━━ Dataset extract

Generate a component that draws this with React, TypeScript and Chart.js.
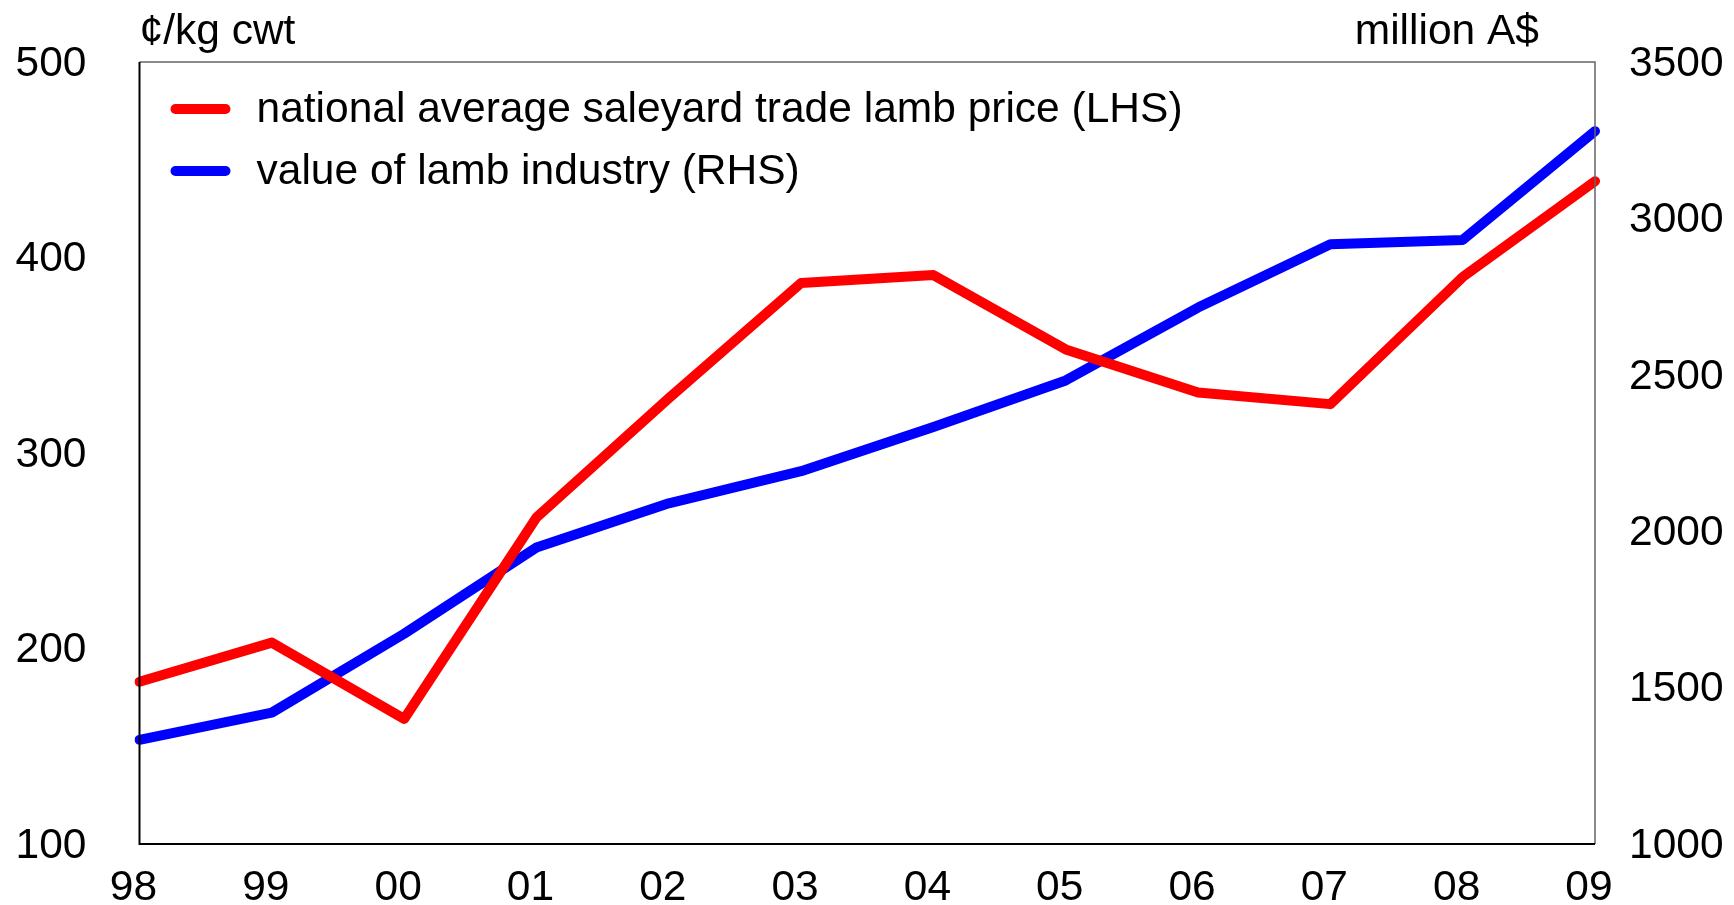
import React, { useEffect, useRef } from "react";
import { Chart, registerables } from "chart.js";

Chart.register(...registerables);

const years = ["98", "99", "00", "01", "02", "03", "04", "05", "06", "07", "08", "09"];
const lambPrice = [183, 203, 164, 267, 328, 387, 391, 353, 331, 325, 390, 439];
const industryValue = [1333, 1420, 1672, 1948, 2089, 2192, 2333, 2482, 2715, 2917, 2931, 3279];
const leftTicks = [100, 200, 300, 400, 500];
const rightTicks = [1000, 1500, 2000, 2500, 3000, 3500];
const leftUnit = "¢/kg cwt";
const rightUnit = "million A$";
const priceLabel = "national average saleyard trade lamb price (LHS)";
const valueLabel = "value of lamb industry (RHS)";

const FONT = "'Liberation Sans', Arial, sans-serif";
const FS = 42.5;

const decorPlugin = {
  id: "decor",
  afterDatasetsDraw(chart: any) {
    const { ctx, chartArea } = chart;
    const { left, right, top, bottom } = chartArea;
    ctx.save();
    // frame
    ctx.lineWidth = 1.5;
    ctx.strokeStyle = "#666666";
    ctx.beginPath();
    ctx.moveTo(left, top);
    ctx.lineTo(right, top);
    ctx.lineTo(right, bottom);
    ctx.stroke();
    ctx.strokeStyle = "#000000";
    ctx.lineWidth = 2;
    ctx.beginPath();
    ctx.moveTo(left, top);
    ctx.lineTo(left, bottom);
    ctx.lineTo(right, bottom);
    ctx.stroke();
    // unit titles
    ctx.fillStyle = "#000";
    ctx.font = `${FS}px ${FONT}`;
    ctx.textBaseline = "middle";
    ctx.textAlign = "left";
    ctx.fillText(leftUnit, left, top - 30);
    ctx.textAlign = "right";
    ctx.fillText(rightUnit, right - 56, top - 30);
    // legend
    const items = chart.data.datasets.map((d: any) => ({ label: d.label, color: d.borderColor }));
    items.forEach((it: any, i: number) => {
      const y = top + 47 + i * 62;
      ctx.strokeStyle = it.color;
      ctx.lineWidth = 10;
      ctx.lineCap = "round";
      ctx.beginPath();
      ctx.moveTo(left + 36, y);
      ctx.lineTo(left + 86, y);
      ctx.stroke();
      ctx.fillStyle = "#000";
      ctx.textAlign = "left";
      ctx.textBaseline = "middle";
      ctx.fillText(it.label, left + 117, y + 1);
    });
    ctx.restore();
  },
};

const noPad = (scale: any) => {
  scale.paddingTop = 0;
  scale.paddingBottom = 0;
  scale.paddingLeft = 0;
  scale.paddingRight = 0;
};

export default function App() {
  const ref = useRef<HTMLCanvasElement>(null);
  useEffect(() => {
    document.body.style.margin = "0";
    const chart = new Chart(ref.current!, {
      type: "line",
      data: {
        labels: years,
        datasets: [
          {
            label: priceLabel,
            data: lambPrice,
            borderColor: "#FF0000",
            backgroundColor: "#FF0000",
            borderWidth: 10,
            pointRadius: 0,
            borderCapStyle: "round",
            borderJoinStyle: "round",
            yAxisID: "y",
            tension: 0,
          },
          {
            label: valueLabel,
            data: industryValue,
            borderColor: "#0000FF",
            backgroundColor: "#0000FF",
            borderWidth: 10,
            pointRadius: 0,
            borderCapStyle: "round",
            borderJoinStyle: "round",
            yAxisID: "y1",
            tension: 0,
          },
        ],
      },
      options: {
        animation: false,
        responsive: false,
        devicePixelRatio: 1,
        layout: { padding: { top: 62, left: 0, right: 0, bottom: 0 } },
        plugins: { legend: { display: false }, tooltip: { enabled: false } },
        scales: {
          x: {
            offset: false,
            grid: { display: false, drawTicks: false },
            border: { display: false },
            ticks: {
              font: { family: FONT, size: FS },
              color: "#000",
              padding: 19,
              labelOffset: -6,
              maxRotation: 0,
              autoSkip: false,
            },
            afterFit(scale: any) {
              scale.height = 61;
              noPad(scale);
            },
          },
          y: {
            position: "left",
            min: leftTicks[0],
            max: leftTicks[leftTicks.length - 1],
            afterBuildTicks(scale: any) {
              scale.ticks = leftTicks.map((v) => ({ value: v }));
            },
            grid: { display: false, drawTicks: false },
            border: { display: false },
            ticks: {
              font: { family: FONT, size: FS },
              color: "#000",
              padding: 53,
              labelOffset: 2,
              callback: (v: any) => String(v),
            },
            afterFit(scale: any) {
              scale.width = 139.5;
              noPad(scale);
            },
          },
          y1: {
            position: "right",
            min: rightTicks[0],
            max: rightTicks[rightTicks.length - 1],
            afterBuildTicks(scale: any) {
              scale.ticks = rightTicks.map((v) => ({ value: v }));
            },
            grid: { display: false, drawTicks: false },
            border: { display: false },
            ticks: {
              font: { family: FONT, size: FS },
              color: "#000",
              padding: 34,
              labelOffset: 2,
              callback: (v: any) => String(v),
            },
            afterFit(scale: any) {
              scale.width = 139;
              noPad(scale);
            },
          },
        },
      },
      plugins: [decorPlugin],
    });
    return () => chart.destroy();
  }, []);
  return (
    <div style={{ width: 1734, height: 905, background: "#fff" }}>
      <canvas ref={ref} width={1734} height={905} />
    </div>
  );
}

━━━━

Exercise description
Reproduce the whole listing exactly, but not the images in it.

Solution
Generate a component that draws this with React, TypeScript and Chart.js.
import React, { useEffect, useRef } from "react";
import { Chart, registerables } from "chart.js";

Chart.register(...registerables);

const years = ["98", "99", "00", "01", "02", "03", "04", "05", "06", "07", "08", "09"];
const lambPrice = [183, 203, 164, 267, 328, 387, 391, 353, 331, 325, 390, 439];
const industryValue = [1333, 1420, 1672, 1948, 2089, 2192, 2333, 2482, 2715, 2917, 2931, 3279];
const leftTicks = [100, 200, 300, 400, 500];
const rightTicks = [1000, 1500, 2000, 2500, 3000, 3500];
const leftUnit = "¢/kg cwt";
const rightUnit = "million A$";
const priceLabel = "national average saleyard trade lamb price (LHS)";
const valueLabel = "value of lamb industry (RHS)";

const FONT = "'Liberation Sans', Arial, sans-serif";
const FS = 42.5;

const decorPlugin = {
  id: "decor",
  afterDatasetsDraw(chart: any) {
    const { ctx, chartArea } = chart;
    const { left, right, top, bottom } = chartArea;
    ctx.save();
    // frame
    ctx.lineWidth = 1.5;
    ctx.strokeStyle = "#666666";
    ctx.beginPath();
    ctx.moveTo(left, top);
    ctx.lineTo(right, top);
    ctx.lineTo(right, bottom);
    ctx.stroke();
    ctx.strokeStyle = "#000000";
    ctx.lineWidth = 2;
    ctx.beginPath();
    ctx.moveTo(left, top);
    ctx.lineTo(left, bottom);
    ctx.lineTo(right, bottom);
    ctx.stroke();
    // unit titles
    ctx.fillStyle = "#000";
    ctx.font = `${FS}px ${FONT}`;
    ctx.textBaseline = "middle";
    ctx.textAlign = "left";
    ctx.fillText(leftUnit, left, top - 30);
    ctx.textAlign = "right";
    ctx.fillText(rightUnit, right - 56, top - 30);
    // legend
    const items = chart.data.datasets.map((d: any) => ({ label: d.label, color: d.borderColor }));
    items.forEach((it: any, i: number) => {
      const y = top + 47 + i * 62;
      ctx.strokeStyle = it.color;
      ctx.lineWidth = 10;
      ctx.lineCap = "round";
      ctx.beginPath();
      ctx.moveTo(left + 36, y);
      ctx.lineTo(left + 86, y);
      ctx.stroke();
      ctx.fillStyle = "#000";
      ctx.textAlign = "left";
      ctx.textBaseline = "middle";
      ctx.fillText(it.label, left + 117, y + 1);
    });
    ctx.restore();
  },
};

const noPad = (scale: any) => {
  scale.paddingTop = 0;
  scale.paddingBottom = 0;
  scale.paddingLeft = 0;
  scale.paddingRight = 0;
};

export default function App() {
  const ref = useRef<HTMLCanvasElement>(null);
  useEffect(() => {
    document.body.style.margin = "0";
    const chart = new Chart(ref.current!, {
      type: "line",
      data: {
        labels: years,
        datasets: [
          {
            label: priceLabel,
            data: lambPrice,
            borderColor: "#FF0000",
            backgroundColor: "#FF0000",
            borderWidth: 10,
            pointRadius: 0,
            borderCapStyle: "round",
            borderJoinStyle: "round",
            yAxisID: "y",
            tension: 0,
          },
          {
            label: valueLabel,
            data: industryValue,
            borderColor: "#0000FF",
            backgroundColor: "#0000FF",
            borderWidth: 10,
            pointRadius: 0,
            borderCapStyle: "round",
            borderJoinStyle: "round",
            yAxisID: "y1",
            tension: 0,
          },
        ],
      },
      options: {
        animation: false,
        responsive: false,
        devicePixelRatio: 1,
        layout: { padding: { top: 62, left: 0, right: 0, bottom: 0 } },
        plugins: { legend: { display: false }, tooltip: { enabled: false } },
        scales: {
          x: {
            offset: false,
            grid: { display: false, drawTicks: false },
            border: { display: false },
            ticks: {
              font: { family: FONT, size: FS },
              color: "#000",
              padding: 19,
              labelOffset: -6,
              maxRotation: 0,
              autoSkip: false,
            },
            afterFit(scale: any) {
              scale.height = 61;
              noPad(scale);
            },
          },
          y: {
            position: "left",
            min: leftTicks[0],
            max: leftTicks[leftTicks.length - 1],
            afterBuildTicks(scale: any) {
              scale.ticks = leftTicks.map((v) => ({ value: v }));
            },
            grid: { display: false, drawTicks: false },
            border: { display: false },
            ticks: {
              font: { family: FONT, size: FS },
              color: "#000",
              padding: 53,
              labelOffset: 2,
              callback: (v: any) => String(v),
            },
            afterFit(scale: any) {
              scale.width = 139.5;
              noPad(scale);
            },
          },
          y1: {
            position: "right",
            min: rightTicks[0],
            max: rightTicks[rightTicks.length - 1],
            afterBuildTicks(scale: any) {
              scale.ticks = rightTicks.map((v) => ({ value: v }));
            },
            grid: { display: false, drawTicks: false },
            border: { display: false },
            ticks: {
              font: { family: FONT, size: FS },
              color: "#000",
              padding: 34,
              labelOffset: 2,
              callback: (v: any) => String(v),
            },
            afterFit(scale: any) {
              scale.width = 139;
              noPad(scale);
            },
          },
        },
      },
      plugins: [decorPlugin],
    });
    return () => chart.destroy();
  }, []);
  return (
    <div style={{ width: 1734, height: 905, background: "#fff" }}>
      <canvas ref={ref} width={1734} height={905} />
    </div>
  );
}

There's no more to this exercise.